WHO HAD A GOOD RACE: Ferrari’s pit wall perfected Vettel’s strategy, something it has failed to do in recent years. Bottas had a very strong Mercedes debut, finishing third. Felipe Massa came home sixth on his comeback race. Sergio Perez did well to take seventh for Force India, with teammate Esteban Ocon taking his first F1 point in P10. Toro Rosso pair Carlos Sainz Jr. and Daniil Kvyat both ended in the points, P8 and P9 respectively. Antonio Giovinazzi impressed on debut to finish 12th for Sauber.

WHO HAD A BAD RACE: Mercedes looked unable to answer Ferrari’s pace, with Hamilton seeming uncomfortable in the Mercedes W08. Raikkonen and Verstappen both had quiet races, ending up P4 and P5. Renault missed out on points with Nico Hulkenberg finishing 11th, while Jolyon Palmer retired early after a miserable weekend. McLaren’s pre-season struggles continued as engine issues forced Fernando Alonso to retire and left Stoffel Vandoorne P13, two laps down. Romain Grosjean retired on Lap 15 with an engine issue, with smoke pouring out of the back of his car; the Frenchman had been running P7, marking a big opportunity missed for Haas. Ricciardo had a horrible home race with his engine failure.

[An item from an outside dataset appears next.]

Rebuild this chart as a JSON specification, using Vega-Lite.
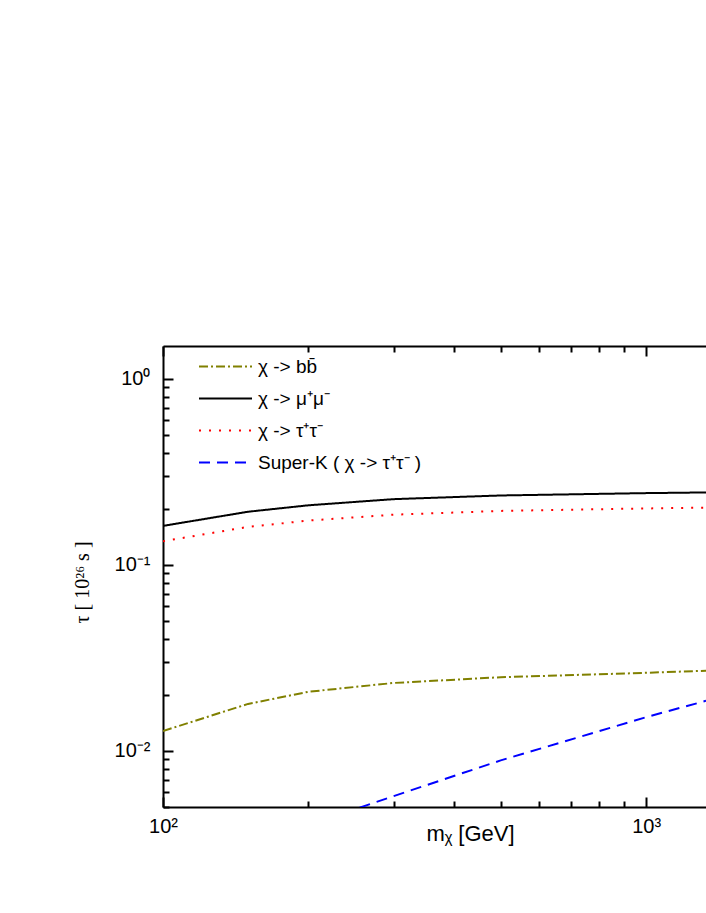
{
  "$schema": "https://vega.github.io/schema/vega-lite/v6.json",
  "width": 543,
  "height": 461,
  "autosize": {"type": "none"},
  "padding": {"left": 163, "top": 346, "right": 0, "bottom": 106},
  "background": "white",
  "config": {"view": {"stroke": null}, "font": "Liberation Sans"},
  "data": {
    "values": [
      {"series": "χ -> bb̄", "mass": 100, "tau": 0.0128},
      {"series": "χ -> bb̄", "mass": 150, "tau": 0.0179},
      {"series": "χ -> bb̄", "mass": 200, "tau": 0.0208},
      {"series": "χ -> bb̄", "mass": 300, "tau": 0.0232},
      {"series": "χ -> bb̄", "mass": 500, "tau": 0.0249},
      {"series": "χ -> bb̄", "mass": 1000, "tau": 0.0263},
      {"series": "χ -> bb̄", "mass": 1330, "tau": 0.0270},
      {"series": "χ -> μ⁺μ⁻", "mass": 100, "tau": 0.162},
      {"series": "χ -> μ⁺μ⁻", "mass": 150, "tau": 0.193},
      {"series": "χ -> μ⁺μ⁻", "mass": 200, "tau": 0.209},
      {"series": "χ -> μ⁺μ⁻", "mass": 300, "tau": 0.2255},
      {"series": "χ -> μ⁺μ⁻", "mass": 500, "tau": 0.236},
      {"series": "χ -> μ⁺μ⁻", "mass": 1000, "tau": 0.243},
      {"series": "χ -> μ⁺μ⁻", "mass": 1330, "tau": 0.245},
      {"series": "χ -> τ⁺τ⁻", "mass": 100, "tau": 0.134},
      {"series": "χ -> τ⁺τ⁻", "mass": 150, "tau": 0.160},
      {"series": "χ -> τ⁺τ⁻", "mass": 200, "tau": 0.173},
      {"series": "χ -> τ⁺τ⁻", "mass": 300, "tau": 0.186},
      {"series": "χ -> τ⁺τ⁻", "mass": 500, "tau": 0.195},
      {"series": "χ -> τ⁺τ⁻", "mass": 1000, "tau": 0.201},
      {"series": "χ -> τ⁺τ⁻", "mass": 1330, "tau": 0.203},
      {"series": "Super-K ( χ -> τ⁺τ⁻ )", "mass": 200, "tau": 0.0040},
      {"series": "Super-K ( χ -> τ⁺τ⁻ )", "mass": 300, "tau": 0.00572},
      {"series": "Super-K ( χ -> τ⁺τ⁻ )", "mass": 500, "tau": 0.0089},
      {"series": "Super-K ( χ -> τ⁺τ⁻ )", "mass": 1000, "tau": 0.0152},
      {"series": "Super-K ( χ -> τ⁺τ⁻ )", "mass": 1330, "tau": 0.0186}
    ]
  },
  "resolve": {"axis": {"x": "independent"}},
  "layer": [
    {
      "mark": {"type": "line", "strokeWidth": 2, "clip": true, "strokeCap": "butt"},
      "encoding": {
        "x": {
          "field": "mass", "type": "quantitative",
          "scale": {"type": "log", "domain": [100, 1330], "nice": false},
          "axis": {
            "orient": "bottom",
            "values": [100, 200, 300, 400, 500, 600, 700, 800, 900, 1000],
            "labelExpr": "datum.value == 100 ? '10²' : datum.value == 1000 ? '10³' : ''",
            "tickSize": {"condition": {"test": "datum.value == 100 || datum.value == 1000", "value": -10}, "value": -6},
            "tickWidth": 2, "tickColor": "black",
            "domainColor": "black", "domainWidth": 2,
            "labelFontSize": 20, "labelColor": "black", "labelPadding": 19,
            "labelFlush": false, "labelOverlap": false, "grid": false,
            "title": "mᵪ [GeV]", "titleFontSize": 22, "titleFontWeight": "normal", "titleColor": "black",
            "titleX": 307, "titleY": 16
          }
        },
        "y": {
          "field": "tau", "type": "quantitative",
          "scale": {"type": "log", "domain": [0.005, 1.5], "nice": false},
          "axis": {
            "orient": "left",
            "values": [0.005, 0.006, 0.007, 0.008, 0.009, 0.01, 0.02, 0.03, 0.04, 0.05, 0.06, 0.07, 0.08, 0.09, 0.1, 0.2, 0.3, 0.4, 0.5, 0.6, 0.7, 0.8, 0.9, 1],
            "labelExpr": "datum.value == 1 ? '10⁰' : datum.value == 0.1 ? '10⁻¹' : datum.value == 0.01 ? '10⁻²' : ''",
            "tickSize": {"condition": {"test": "datum.value == 1 || datum.value == 0.1 || datum.value == 0.01", "value": -10}, "value": -6},
            "tickWidth": 2, "tickColor": "black",
            "domainColor": "black", "domainWidth": 2,
            "labelFontSize": 20, "labelColor": "black", "labelPadding": 23,
            "labelFlush": false, "labelOverlap": false, "grid": false,
            "title": "τ  [ 10²⁶  s ]", "titleFont": "Liberation Serif", "titleFontSize": 20, "titleFontWeight": "normal", "titleColor": "black",
            "titleX": -71, "titleY": 236
          }
        },
        "color": {
          "field": "series", "type": "nominal",
          "scale": {
            "domain": ["χ -> bb̄", "χ -> μ⁺μ⁻", "χ -> τ⁺τ⁻", "Super-K ( χ -> τ⁺τ⁻ )"],
            "range": ["#808000", "#000000", "#ff0000", "#0000ff"]
          },
          "legend": {
            "orient": "none", "legendX": 48, "legendY": 6, "title": null,
            "symbolType": "M-2,0H2", "symbolSize": 702, "symbolStrokeWidth": 2,
            "labelFontSize": 19, "labelColor": "black", "labelOffset": 18, "labelLimit": 400,
            "rowPadding": 7
          }
        },
        "strokeDash": {
          "field": "series", "type": "nominal",
          "scale": {
            "domain": ["χ -> bb̄", "χ -> μ⁺μ⁻", "χ -> τ⁺τ⁻", "Super-K ( χ -> τ⁺τ⁻ )"],
            "range": [[9, 3, 2, 3], [1, 0], [2, 8], [11, 7]]
          },
          "legend": {
            "orient": "none", "legendX": 48, "legendY": 6, "title": null,
            "symbolType": "M-2,0H2", "symbolSize": 702, "symbolStrokeWidth": 2,
            "labelFontSize": 19, "labelColor": "black", "labelOffset": 18, "labelLimit": 400,
            "rowPadding": 7
          }
        }
      }
    },
    {
      "mark": {"type": "line", "opacity": 0, "clip": true},
      "encoding": {
        "x": {
          "field": "mass", "type": "quantitative",
          "axis": {
            "orient": "top",
            "values": [100, 200, 300, 400, 500, 600, 700, 800, 900, 1000],
            "labels": false, "title": null, "grid": false,
            "tickSize": {"condition": {"test": "datum.value == 100 || datum.value == 1000", "value": -10}, "value": -6},
            "tickWidth": 2, "tickColor": "black",
            "domainColor": "black", "domainWidth": 2
          }
        },
        "y": {"field": "tau", "type": "quantitative"},
        "detail": {"field": "series", "type": "nominal"}
      }
    }
  ]
}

NOTABLE: Vettel’s win over Hamilton could act as a nice foreshadowing for the title battle to come. We’re yet to see Vettel and Hamilton go head to head in a straight title battle, but this could be the year. Vettel now has four wins for Ferrari, but this could be the most significant: the last time both he (2011) and Ferrari (2007) won in Australia, they went on to win the title.

QUOTABLE: ” I feel very well prepared, driving at the best of my career, and I’m fighting for one point. That’s disappointing and frustrating. But so long as I’m driving at my best, it’s a problem for the team… not me.” – Fernando Alonso to NBCSN after his retirement.